One of the most astonishing and carefully observed facts about Bryn Celli Ddu is its precise astronomical alignment. The passage of the tomb is oriented so that on and around the summer solstice — approximately June 21st — the rising sun shines directly along the entrance passage and illuminates the back of the burial chamber. This solar alignment was almost certainly intentional, suggesting that the Neolithic people who built the monument had a sophisticated understanding of celestial movements and that the monument served not merely as a tomb but as a place of seasonal ritual and cosmological significance. This alignment draws visitors every year during the solstice, and the experience of watching dawn light penetrate the ancient darkness of the chamber is widely described as profoundly moving.

In person, Bryn Celli Ddu has a quietly powerful atmosphere. The monument sits within a low, gently rounded mound of earth and turf, and you approach it across a short grassy path through pastoral farmland. A low reconstructed stone kerb rings the base of the mound, and the entrance is framed by two upright stones that guide you into the narrow passage. Ducking slightly to enter, you move along a stone-lined corridor roughly eight metres long before arriving at the polygonal chamber at the heart. The stones are massive, worn smooth in places by millennia of weather and the touch of countless hands, and the interior is cool and dimly lit even on a bright day. Outside, the air carries the sounds of wind moving through hedgerows, occasional birdsong, and the distant low of cattle from surrounding fields. There is a palpable stillness to the place, a sense of being held within deep time.

The surrounding landscape is quintessential Anglesey: a gently undulating agricultural plain of green fields divided by ancient hedgerows, with the Menai Strait and the mountains of Snowdonia (Eryri) visible on a clear day to the southeast. The site sits close to the small village of Llanddaniel Fab. Anglesey itself is extraordinarily rich in prehistoric monuments, and Bryn Celli Ddu exists within a landscape saturated with Neolithic and Bronze Age remains. Barclodiad y Gawres, another Neolithic chambered tomb with remarkable decorative stonework, is located on the western coast of the island, and Anglesey's numerous standing stones, burial cairns, and Iron Age hillforts make the island one of the most archaeologically dense places in Wales.

Visiting Bryn Celli Ddu is free of charge and the site is accessible year-round. Parking is available in a small lay-by near the site, and the walk from the road to the monument takes only a few minutes along a clearly marked footpath through farmland. Visitors are permitted to enter the passage and chamber, which is a rare privilege for a monument of this age and importance, though the space inside is small and can feel cramped for those with claustrophobia. The site can become busy around the summer solstice when people gather to witness the dawn alignment, so those seeking solitude should aim to visit at quieter times such as weekday mornings in spring or autumn. There is no visitor centre on site, but Cadw provides information boards nearby, and fuller context can be found at the Oriel Môn museum in Llangefni, which holds artefacts and exhibits relating to Anglesey's prehistoric heritage.
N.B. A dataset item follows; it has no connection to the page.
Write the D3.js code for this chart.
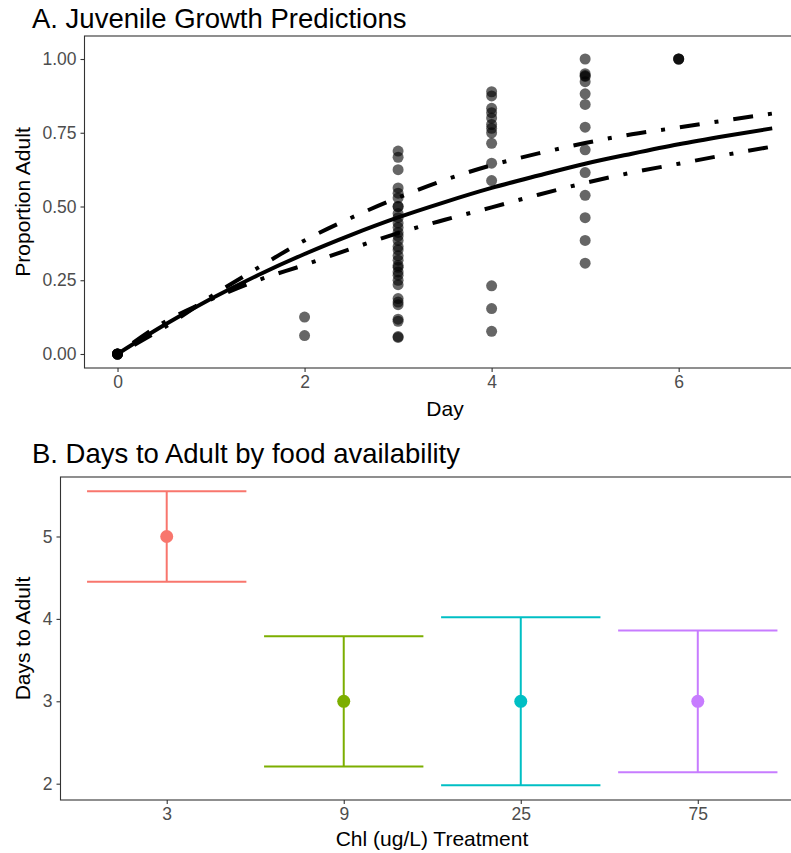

A detail that captures something of the enduring mystery of the place is the question of the replica pattern stone standing inside the chamber. The original carved stone, removed during excavation, bears markings that have no known parallel in Welsh megalithic art and whose meaning remains entirely unresolved. It has been compared to the passage tomb art of the Boyne Valley in Ireland, hinting at cultural or trade connections across the Irish Sea during the Neolithic period. The very act of replacing the original with a replica while preserving the ancient in a museum raises quiet but persistent questions about authenticity, memory, and what it means to honour a sacred space across five millennia of human history. Standing inside the chamber with that replica stone at your back and a sliver of summer dawn light moving toward you along the passage floor, the distance between the present moment and the deep human past feels both immense and surprisingly thin.